New COVID-19 variants with higher receptor binding and higher infectivity, like the Delta strain currently gripping the east coast of Australia, are taking advantage of gaps in our bodies defences to drive new outbreaks. These new variants have highlighted that there are still major gaps in our understanding of the disease process and the highly complex systemic dysfunction that leads to persistent symptoms and long-term damage.
Scientists at the ANPC have identified new diagnostic molecular biomarkers that tell if someone has the disease, without the need to detect the disease itself. Their most recent paper has identified a host of new biomarkers for the disease in lipids – or body fats – using samples from Australian and Spanish populations.
These additional markers have the potential to facilitate the effective diagnosis and clinical management of COVID-19 patients. Using these biomarkers and others that we have discovered, scientists are also trying to predict who gets post-acute COVID-19 syndrome from an early stage and track their long-term recovery, because acute respiratory symptoms are just the tip of the iceberg.
COVID-19 causes significant multi-system long-term effects including liver dysfunction, kidney dysfunction, cardiovascular disease, anosmia and neurological problems, and a host of other rarer complications. Many COVID-19 patients do not readily recover from these ailments.
Researchers are seeing that a high proportion of patients are still presenting with multiple symptoms months, and possibly years, after the acute phase. Nuclear Magnetic Resonance spectroscopy and mass spectrometry are helping researchers understand the disease better at a critical time in the pandemic. These technologies allow researchers to analyse blood samples to understand the complex biochemical changes that happen in patients and the implications those changes have for the entire body.

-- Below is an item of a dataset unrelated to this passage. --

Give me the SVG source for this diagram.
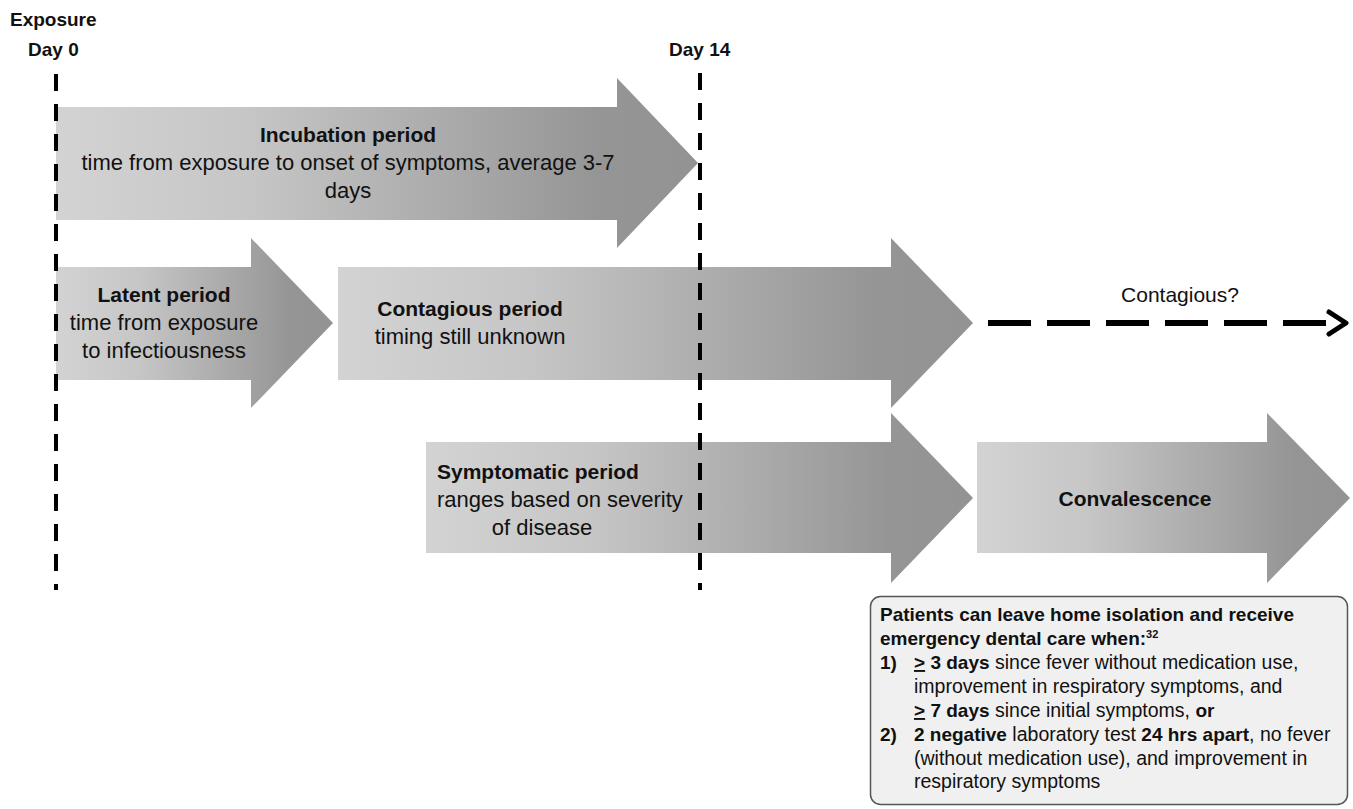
<svg xmlns="http://www.w3.org/2000/svg" width="1353" height="809" viewBox="0 0 1353 809">
<defs>
<linearGradient id="g" x1="0" y1="0" x2="1" y2="0">
<stop offset="0" stop-color="#d3d3d3"/>
<stop offset="0.3" stop-color="#c6c6c6"/>
<stop offset="0.85" stop-color="#959595"/>
<stop offset="1" stop-color="#939393"/>
</linearGradient>
<style>
text{font-family:"Liberation Sans",Arial,sans-serif;fill:#111}
.b{font-weight:bold;font-size:21px}
.r{font-size:22px}
.c{text-anchor:middle}
.arr{fill:url(#g)}
.day{stroke:#000;stroke-width:4;stroke-dasharray:17 13;fill:none}
.bb{font-weight:bold;font-size:19px}
.bx{font-size:19.5px}
</style>
</defs>
<rect width="1353" height="809" fill="#fff"/>
<g id="labels">
<text x="10" y="26" class="b" style="font-size:19px">Exposure</text>
<text x="28" y="56" class="b" style="font-size:19px">Day 0</text>
<text x="669" y="56" class="b" style="font-size:19px">Day 14</text>
</g>
<g id="incubation">
<path class="arr" d="M56,107 H617 V78 L698,163 L617,248 V220 H56 Z"/>
<text x="348" y="142" class="b c">Incubation period</text>
<text x="348" y="170" class="r c">time from exposure to onset of symptoms, average 3-7</text>
<text x="348" y="198" class="r c">days</text>
</g>
<g id="latent">
<path class="arr" d="M56,267 H251 V238 L333,323 L251,408 V380 H56 Z"/>
<text x="164" y="302" class="b c">Latent period</text>
<text x="164" y="330" class="r c">time from exposure</text>
<text x="164" y="358" class="r c">to infectiousness</text>
</g>
<g id="contagious">
<path class="arr" d="M338,267 H891 V238 L973,323 L891,408 V380 H338 Z"/>
<text x="470" y="316" class="b c">Contagious period</text>
<text x="470" y="344" class="r c">timing still unknown</text>
</g>
<g id="contagious-q">
<text x="1180" y="302" class="r c" style="font-size:21px">Contagious?</text>
</g>
<g id="symptomatic">
<path class="arr" d="M426,442 H891 V413 L973,498 L891,583 V553 H426 Z"/>
<text x="437" y="479" class="b">Symptomatic period</text>
<text x="437" y="507" class="r">ranges based on severity</text>
<text x="542" y="535" class="r c">of disease</text>
</g>
<g id="convalescence">
<path class="arr" d="M977,442 H1267 V413 L1350,498 L1267,583 V553 H977 Z"/>
<text x="1135" y="506" class="b c">Convalescence</text>
</g>
<g id="criteria">
<rect x="870.5" y="596.5" width="477" height="208" rx="10" fill="#f0f0f0" stroke="#555" stroke-width="1.5"/>
<text x="880" y="621" class="bb">Patients can leave home isolation and receive</text>
<text x="880" y="645" class="bb">emergency dental care when:<tspan dy="-7" style="font-size:11px">32</tspan></text>
<text x="880" y="669" class="bb">1)</text>
<text x="914" y="669" class="bx"><tspan font-weight="bold" font-size="19" text-decoration="underline">&gt;</tspan><tspan font-weight="bold" font-size="19"> 3 days</tspan> since fever without medication use,</text>
<text x="914" y="693" class="bx">improvement in respiratory symptoms, and</text>
<text x="914" y="717" class="bx"><tspan font-weight="bold" font-size="19" text-decoration="underline">&gt;</tspan><tspan font-weight="bold" font-size="19"> 7 days</tspan> since initial symptoms, <tspan font-weight="bold" font-size="19">or</tspan></text>
<text x="880" y="741" class="bb">2)</text>
<text x="914" y="741" class="bx"><tspan font-weight="bold" font-size="19">2 negative</tspan> laboratory test <tspan font-weight="bold" font-size="19">24 hrs apart</tspan>, no fever</text>
<text x="914" y="765" class="bx">(without medication use), and improvement in</text>
<text x="914" y="788" class="bx">respiratory symptoms</text>
</g>
<g id="connectors">
<line class="day" x1="56" y1="74" x2="56" y2="590"/>
<line class="day" x1="700" y1="73" x2="700" y2="590"/>
<line x1="988" y1="323" x2="1343" y2="323" stroke="#000" stroke-width="6" stroke-dasharray="43 16"/>
<polyline points="1329,312 1346,323 1329,334" fill="none" stroke="#000" stroke-width="5" stroke-linecap="round" stroke-linejoin="round"/>
</g>
</svg>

These technologies allow scientists to undertake metabolic phenotyping, where multiple metabolites are measured to reveal disease processes or, put more generally, the disease status of an individual. This has previously been shown to be exceptionally effective at measuring and monitoring systemic pathological processes in multiple disease states including COVID-19, and so should become a vital tool for molecular investigations and large-scale screening.
An individual can only be thought of as fully recovered when their biochemical profiles are substantially back to normal. This return to normality can be measured metabolically. The team’s work on this has been verified by multiple laboratories around the world, which gives confidence that these biomarker signatures of the disease are accurate and translatable across populations.
Given the number of affected individuals worldwide is approaching 170 million, the long-term effects of COVID-19 may be as great a healthcare and economic burden as the acute phase of the disease witnessed so far.
Thus, it is essential to perform large-scale metabolic and clinical follow-up studies in affected groups to assess the prevalence of PACS and to assess individuals for metabolic effects that with help in the management of patients and the possible mitigation of the long-term symptoms.